I spent the weekend in New York City with my children. We stayed with my aunt and uncle who live in Astoria in Queens. My uncle Steve is Greek. He has lived in New York City for as long as I can remember, but he still speaks with distinct Greek accent, and he retains certain "Old World" sensibilities; sensibilities which he shares with many of his neighbors and which have shaped the neighborhood.
Steve and my aunt, Eva Mae, own a three-story house with a back yard. By suburban standards their yard is quite small. It extends as a long rectangle off the back of the house, and the back half of the rectangle is devoted to Steve's garden. About three quarters of the remaining space is paved, and a good portion of that is covered by a shed roof with a picnic table underneath. There's a patch of grass with trees and lawn chairs, and the backyard serves as an outdoor room. Astoria is a largely Greek neighborhood, but many of the neighbors are Asian and Latino. Unlike many suburbanites and possibly many New Yorkers, Steve not only knows his neighbors, he visits with them over the fence with a vibe that I can describe, without irony, as "neighborly."
I said I was writing this from Chesapeake City, and according to the post office that is correct. But really I am in Port Herman, and this small well-to-do neighborhood used to be a town unto itself. Everyone here is white, and outside of the Elk River house, which has become a haven for people in transition, everyone here has a lot of money. The house next door belongs to the business manager for U2. He doesn't live there, and in fact, I rarely see him or his wife, and I have never spoken to them, nor they to me. A woman who used to live here in the Elk River House now works for them doing landscaping. She tells me that the neighbors refer to the Elk River House as "the Halfway House." It makes sense. According to their sensibilities, why else would unrelated adults live together under the same roof unless they were criminals who required supervision even after their release from jail or prison?
In New York City, people are surrounded by millions of strangers, and they have developed habits of body language and behavior which allow them to preserve a sense of personal space amidst the teeming throng. People avoid eye contact, and perfunctory interactions conducted with transit workers, sales clerks, and the like struck me as terse and impersonal in the extreme. I was riding the bus in Manhattan, and some Dutch tourists sat down next to me. One of them glanced at me and looked away quickly. I said, "It's all right. I'm not a New Yorker, so you can talk to me." My cousin's wife, Jenny, took mock affront at my remark, and she proceeded to chat with the tourists for the duration of our ride.

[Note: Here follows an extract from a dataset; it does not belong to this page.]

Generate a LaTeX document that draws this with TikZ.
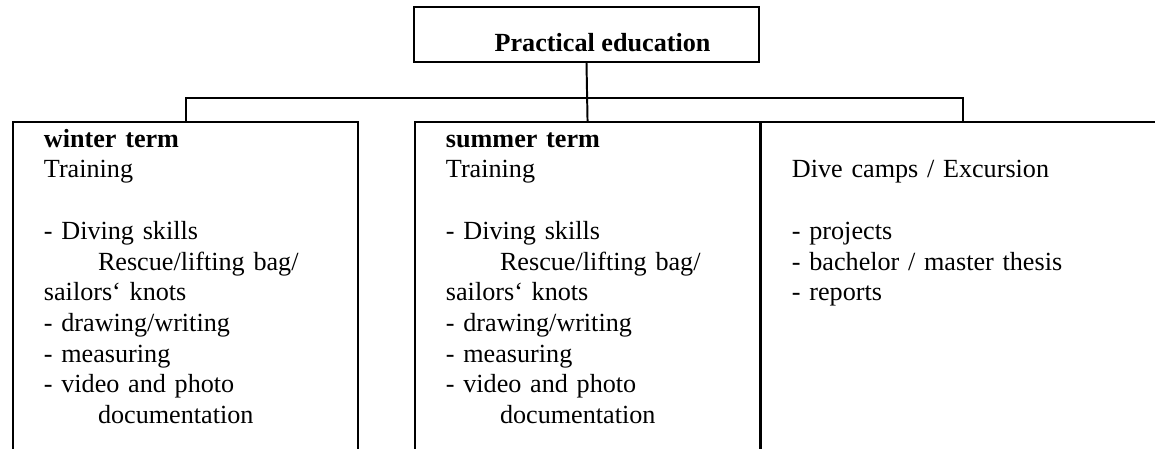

Given my interest in the topic of the potential collapse of industrial civilization, New York City strikes me as a disaster waiting to happen, but I absolutely love how New Yorkers live their lives in public spaces. The parks are full of children playing in playgrounds, young men playing basketball, people skating, playing musical instruments or just sitting on park benches or on patches of grass surrounded by people they may or may not know, but comfortable just the same. They haven't "gone to the park." They are just at the park, passing time and living their lives. People meet friends and sit and talk in outdoor cafés, and all manner of entertainment and distraction is available within walking distance of home, although 'walking distance' in New York is a very different concept from walking distance here in Port Herman. In Port Herman, people "take a walk," but bipedal locomotion is not a viable means of getting where one needs to go. Nothing is within walking distance, and even if you are willing to walk 5 miles to the nearest convenience store, there are no sidewalks. Any errand, no matter how trivial, involves driving. There are no buses. There are no subways. These are the conveyances of the unwashed masses. I'm surrounded by people of means who have no use for public spaces because they own all of the space that they require. When they travel, they do so inside a mobile bubble of private property.
New York City could not possibly feed itself, but it is replete with backyard gardens, container gardens on rooftops, and community gardens where people interact with their neighbors, while deriving nourishment from the soil. I saw a short video yesterday about a man who keeps bees on his NYC rooftop. In contrast, every property in Port Herman is landscaped, but there is not a single vegetable garden. A common nugget of wisdom in the peak oil community is the idea that 90% of the preparation required for Peak Oil is mental preparation, and I wonder who is better prepared to adjust to the new facts of life in a post-peak world; New Yorkers or the inhabitants and absentee landlords of Port Herman?